The final section is ''Corpus compilation, fieldwork and parsing'' and focuses
specifically on methodological problems associated with integrating the study of
pragmatics and discourse with corpus-based approaches. Dagman Deuber discusses
fieldwork being conducted toward a Caribbean component of the International
Corpus of English and describes linguistic and sociolinguistic approaches for
analyzing grammatical variation in the corpus. Alpo Honkapohja, Samuli
Kaislaniemi, and Ville Marttila present the Digital Editions for Corpus
Linguistic project, the aim of which is to make historical manuscripts available
online to facilitate their use by linguistic and historical researchers. In the
last paper of the volume, Hans Martin Lehmann and Gerald Schneider use a
syntactic parser on the British National Corpus to compile a database of
syntax-lexis interactions, detailing the methodological problems presented by
such an approach.


This book is an excellent resource for anyone interested in how corpus-based
research can contribute to the study of higher-level linguistic phenomena. The
breadth of the collected papers is impressive, both in terms of their linguistic
objects of study, which vary from high-level categories, such as exhortations,
to specific constructions and words, as well as in the range of methodological
approaches that are adopted by the authors of the studies. Although its main
focus is on English, the book goes beyond the investigation of British and
American English to touch on Fijian English, Caribbean English and English as a
second language. It also strikes a nice balance between diachronic and
synchronic studies, and its coverage of the Early Modern English period in
particular should be engaging to scholars of that time period while also being
of interest to those students with questions about how English arrived at its
current state or how languages change in general. With respect to the latter,
articles in the book discuss diachronic change both in the meaning and use of
individual lexical items as well as in the overall structures of canonical texts
in specific domains.

The volume is also broad in its interdisciplinary coverage, discussing
linguistic issues in such fields as medicine, religion and politics, and as
such, it should appeal to a wider range of readers than many books on
linguistics. Given that the language of law is such a rich area of pragmatics
and discourse, and is well represented in written and spoken texts, it was
surprising to find that the book includes no studies of legal language and that,
moreover, the language of law is rarely addressed in the volume at all. This
lack, however, is made up for by the variety of subjects the volume does
encompass and the quality of the papers it comprises.

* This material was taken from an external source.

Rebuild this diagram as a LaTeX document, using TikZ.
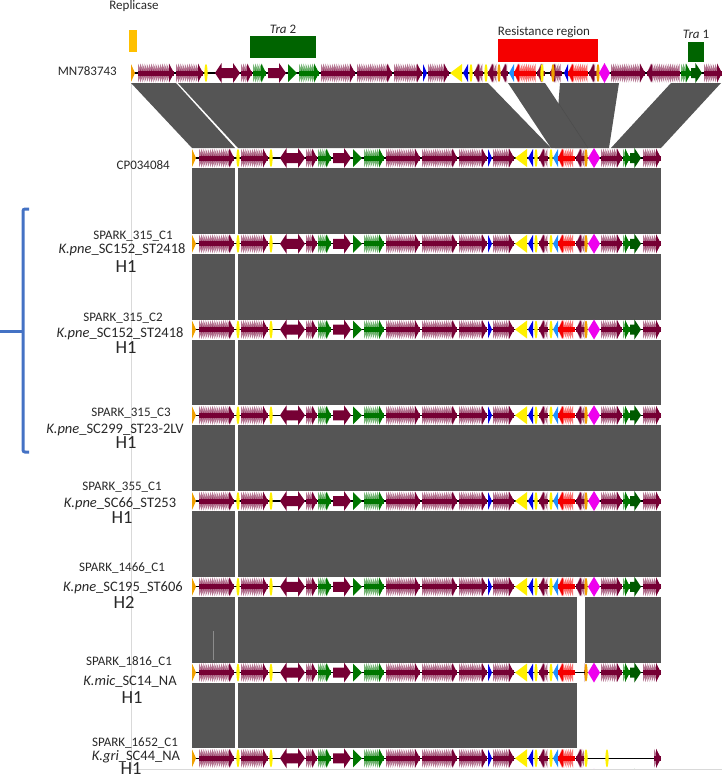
\documentclass[tikz,border=0pt]{standalone}
\usepackage{fontspec}
\setmainfont{Carlito}
\definecolor{mar}{RGB}{118,0,52}
\definecolor{grn}{RGB}{0,118,0}
\definecolor{dgrn}{RGB}{0,90,0}
\definecolor{tgrn}{RGB}{0,100,0}
\definecolor{yel}{RGB}{255,240,0}
\definecolor{blu}{RGB}{0,0,230}
\definecolor{cya}{RGB}{30,144,255}
\definecolor{rd}{RGB}{245,0,0}
\definecolor{mag}{RGB}{238,0,238}
\definecolor{ora}{RGB}{240,160,0}
\definecolor{repl}{RGB}{255,192,0}
\definecolor{blockgray}{RGB}{85,85,85}
\definecolor{framegray}{RGB}{217,217,217}
\definecolor{brk}{RGB}{68,114,196}
\definecolor{txt}{RGB}{40,40,40}
% gene primitives
\newcommand{\gfz}[5]{%
  \fill[#1] (#3,#5-2.5) rectangle (#4,#5+2.5);
  \pgfmathtruncatemacro{\gfn}{max(0,floor((#4-#3-4)/2.2))}%
  \foreach \gk in {0,...,\gfn}{%
    \pgfmathsetmacro{\gxa}{#3+2.2*\gk}%
    \pgfmathsetmacro{\gxb}{\gxa+4}%
    \ifnum#2=1
      \fill[#1,opacity=.55] (\gxa,#5-9.5)--(\gxb,#5)--(\gxa,#5+9.5)--cycle;
    \else
      \fill[#1,opacity=.55] (\gxb,#5-9.5)--(\gxa,#5)--(\gxb,#5+9.5)--cycle;
    \fi
  }%
  \ifnum#2=1
    \fill[#1] (#4-5,#5-9.5)--(#4,#5)--(#4-5,#5+9.5)--cycle;
  \else
    \fill[#1] (#3+5,#5-9.5)--(#3,#5)--(#3+5,#5+9.5)--cycle;
  \fi}
\newcommand{\garr}[5]{%
  \pgfmathsetmacro{\gh}{min(7,0.6*(#4-#3))}%
  \ifnum#2=1
   \fill[#1] (#3,#5-5)--(#4-\gh,#5-5)--(#4-\gh,#5-10)--(#4,#5)--(#4-\gh,#5+10)--(#4-\gh,#5+5)--(#3,#5+5)--cycle;
  \else
   \fill[#1] (#4,#5-5)--(#3+\gh,#5-5)--(#3+\gh,#5-10)--(#3,#5)--(#3+\gh,#5+10)--(#3+\gh,#5+5)--(#4,#5+5)--cycle;
  \fi}
\newcommand{\gtri}[5]{%
  \ifnum#2=1
   \fill[#1] (#3,#5-9)--(#4,#5)--(#3,#5+9)--cycle;
  \else
   \fill[#1] (#4,#5-9)--(#3,#5)--(#4,#5+9)--cycle;
  \fi}
\newcommand{\gmark}[3]{\fill[#1] (#2,#3) ellipse [x radius=1.6pt, y radius=9pt];}
\newcommand{\gdiam}[4]{\fill[#1] (#2,#4)--({(#2+#3)/2},#4-10)--(#3,#4)--({(#2+#3)/2},#4+10)--cycle;}
% shared segments
\newcommand{\cpA}[1]{%
 \gfz{mar}{1}{241}{268}{#1}
 \gmark{yel}{271}{#1}
 \garr{mar}{-1}{280}{291}{#1}
 \garr{mar}{1}{291}{305}{#1}
 \gfz{mar}{1}{306}{317}{#1}
 \gfz{grn}{1}{318}{331}{#1}
 \garr{mar}{1}{333}{351}{#1}
 \gtri{grn}{1}{353}{362}{#1}
 \gfz{grn}{1}{364}{384}{#1}
 \gfz{mar}{1}{386}{420}{#1}
 \gfz{mar}{1}{422}{457}{#1}
 \gfz{mar}{1}{459}{487}{#1}
 \gtri{blu}{1}{488}{492}{#1}
 \gfz{mar}{1}{493}{514}{#1}
 \gtri{yel}{-1}{515}{527}{#1}
 \gtri{blu}{-1}{528}{533}{#1}
 \gmark{yel}{536}{#1}
 \gfz{mar}{-1}{539}{548}{#1}
 \gmark{yel}{551}{#1}}
\newcommand{\cpB}[1]{%
 \gtri{cya}{-1}{553}{558}{#1}
 \gfz{rd}{-1}{558}{575}{#1}
 \gfz{mar}{-1}{576}{585}{#1}
 \gmark{ora}{586}{#1}
 \gdiam{mag}{588}{600}{#1}
 \gfz{mar}{1}{601}{622}{#1}
 \gfz{grn}{1}{623}{630}{#1}
 \garr{dgrn}{1}{630}{641}{#1}
 \gfz{mar}{1}{643}{661}{#1}}
\newcommand{\cptrack}[1]{%
 \draw[gline] (192,#1)--(661,#1);
 \gtri{ora}{1}{192}{196}{#1}
 \gfz{mar}{1}{199}{234}{#1}
 \gmark{yel}{238}{#1}
 \cpA{#1}\cpB{#1}}
\newcommand{\mntrack}[1]{%
 \draw[gline] (131,#1)--(722,#1);
 \gtri{ora}{1}{131}{135}{#1}
 \gfz{mar}{1}{138}{174}{#1}
 \begin{scope}[xshift=-65pt]\cpA{#1}\end{scope}
 \gfz{mar}{-1}{488}{497}{#1}
 \gmark{ora}{499}{#1}
 \gfz{mar}{-1}{501}{508}{#1}
 \gtri{cya}{-1}{509}{514}{#1}
 \gfz{rd}{-1}{514}{536}{#1}
 \gfz{mar}{-1}{537}{545}{#1}
 \gmark{yel}{542}{#1}
 \gfz{mar}{-1}{550}{562}{#1}
 \gmark{ora}{553}{#1}
 \gtri{blu}{-1}{564}{568}{#1}
 \gfz{rd}{-1}{568}{588}{#1}
 \gfz{mar}{-1}{589}{597}{#1}
 \gmark{ora}{598}{#1}
 \gdiam{mag}{599}{610}{#1}
 \gfz{mar}{1}{611}{645}{#1}
 \gfz{mar}{-1}{647}{680}{#1}
 \gfz{grn}{1}{681}{691}{#1}
 \garr{dgrn}{1}{691}{702}{#1}
 \gfz{mar}{1}{704}{722}{#1}}
\begin{document}
\begin{tikzpicture}[x=1pt,y=-1pt,
  gline/.style={black,line width=1.3pt},
  lbl/.style={inner sep=0pt,text=txt,font=\fontsize{13}{15}\selectfont},
  klbl/.style={inner sep=0pt,text=txt,font=\fontsize{14.5}{16}\selectfont},
  hlbl/.style={inner sep=0pt,text=txt,font=\fontsize{18.5}{20}\selectfont},
  bracket/.style={brk,line width=3pt,rounded corners=2pt}]
\useasboundingbox (0,0) rectangle (722,777);
% frame lines
\draw[framegray,line width=1pt] (131,83)--(131,769)--(722,769);
% top feature bars
\fill[repl] (129,30) rectangle (137,52);
\fill[tgrn] (250,36) rectangle (316,58);
\fill[rd] (498,39) rectangle (598,62);
\fill[tgrn] (688,42) rectangle (704,62);
\node[lbl] (replicase) at (134,6) {Replicase};
\node[lbl] (tra2) at (283,29) {\textit{Tra} 2};
\node[lbl] (resreg) at (544,32) {Resistance region};
\node[lbl] (tra1) at (696,34) {\textit{Tra} 1};
% alignment blocks MN783743 -> CP034084
\fill[blockgray] (131,83)--(176,83)--(235,148)--(192,148)--cycle;
\fill[blockgray] (178,83)--(488,83)--(551,148)--(238,148)--cycle;
\fill[blockgray] (508,83)--(545,83)--(588,148)--(551,148)--cycle;
\fill[blockgray] (560,83)--(619,83)--(609,148)--(555,148)--cycle;
\draw[black!70,line width=0.5pt] (559,104)--(588,148);
\fill[blockgray] (671,83)--(721,83)--(661,148)--(611,148)--cycle;
% lower blocks
\foreach \ya/\yb in {158/243.75,243.75/329.5,329.5/415.25,415.25/501,501/586.75}{
  \fill[blockgray] (192,\ya+10) rectangle (235,\yb-10);
  \fill[blockgray] (238,\ya+10) rectangle (661,\yb-10);
}
\fill[blockgray] (192,596.75) rectangle (235,662.5);
\fill[blockgray] (238,596.75) rectangle (577,662.5);
\fill[blockgray] (585,596.75) rectangle (661,662.5);
\draw[black!45,line width=0.6pt] (213,631)--(213,660);
\fill[blockgray] (192,682.5) rectangle (235,748.25);
\fill[blockgray] (238,682.5) rectangle (577,748.25);
% tracks
\mntrack{73}
\cptrack{158}
\cptrack{243.75}
\cptrack{329.5}
\cptrack{415.25}
\cptrack{501}
\cptrack{586.75}
\cptrack{672.5}
\fill[white] (576,662.5) rectangle (584.3,682.5);
\draw[gline] (575,672.5)--(585,672.5);
\cptrack{758.25}
\fill[white] (584,748.25) rectangle (662,768.25);
\draw[gline] (584,758.25)--(661,758.25);
\gmark{yel}{586}{758.25}
\gmark{yel}{607}{758.25}
\gfz{mar}{1}{654}{661}{758.25}
% track labels
\node[lbl,anchor=east] (mnlab) at (117,71) {MN783743};
\node[lbl,anchor=east] (cplab) at (170,165) {CP034084};
\node[lbl] (s1a) at (133,236) {SPARK\_315\_C1};
\node[klbl] (s1b) at (122,250) {\textit{K.pne}\_SC152\_ST2418};
\node[hlbl] (s1c) at (126,267) {H1};
\node[lbl] (s2a) at (123,318) {SPARK\_315\_C2};
\node[klbl] (s2b) at (120,334) {\textit{K.pne}\_SC152\_ST2418};
\node[hlbl] (s2c) at (126,348) {H1};
\node[lbl] (s3a) at (131,413) {SPARK\_315\_C3};
\node[klbl] (s3b) at (115,430) {\textit{K.pne}\_SC299\_ST23-2LV};
\node[hlbl] (s3c) at (126,443) {H1};
\node[lbl] (s4a) at (122,487) {SPARK\_355\_C1};
\node[klbl] (s4b) at (120,504) {\textit{K.pne}\_SC66\_ST253};
\node[hlbl] (s4c) at (122,518) {H1};
\node[lbl] (s5a) at (122,568) {SPARK\_1466\_C1};
\node[klbl] (s5b) at (123,588) {\textit{K.pne}\_SC195\_ST606};
\node[hlbl] (s5c) at (124,602) {H2};
\node[lbl] (s6a) at (129,662) {SPARK\_1816\_C1};
\node[klbl] (s6b) at (130,681) {\textit{K.mic}\_SC14\_NA};
\node[hlbl] (s6c) at (132,698) {H1};
\node[lbl] (s7a) at (135,743) {SPARK\_1652\_C1};
\node[klbl] (s7b) at (136,757) {\textit{K.gri}\_SC44\_NA};
\node[hlbl] (s7c) at (131,769) {H1};
% bracket
\draw[bracket] (29,209)--(23,209)--(23,452)--(29,452);
\draw[bracket] (0,331.5)--(23,331.5);
\end{tikzpicture}
\end{document}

''Corpora: Pragmatics and Discourse'' is a remarkable volume, presenting studies
that should appeal to newcomers to corpus-based research in pragmatics and
discourse as well as those who have already conducted this kind of research and
want to stay informed of current approaches.

Lamont Antieau is an independent scholar investigating sociolinguistic variation in the biomedical and legal domains in an effort to improve information retrieval and automatic question answering in these areas. His primary research interests are in dialectology, typology and computer-mediated interaction.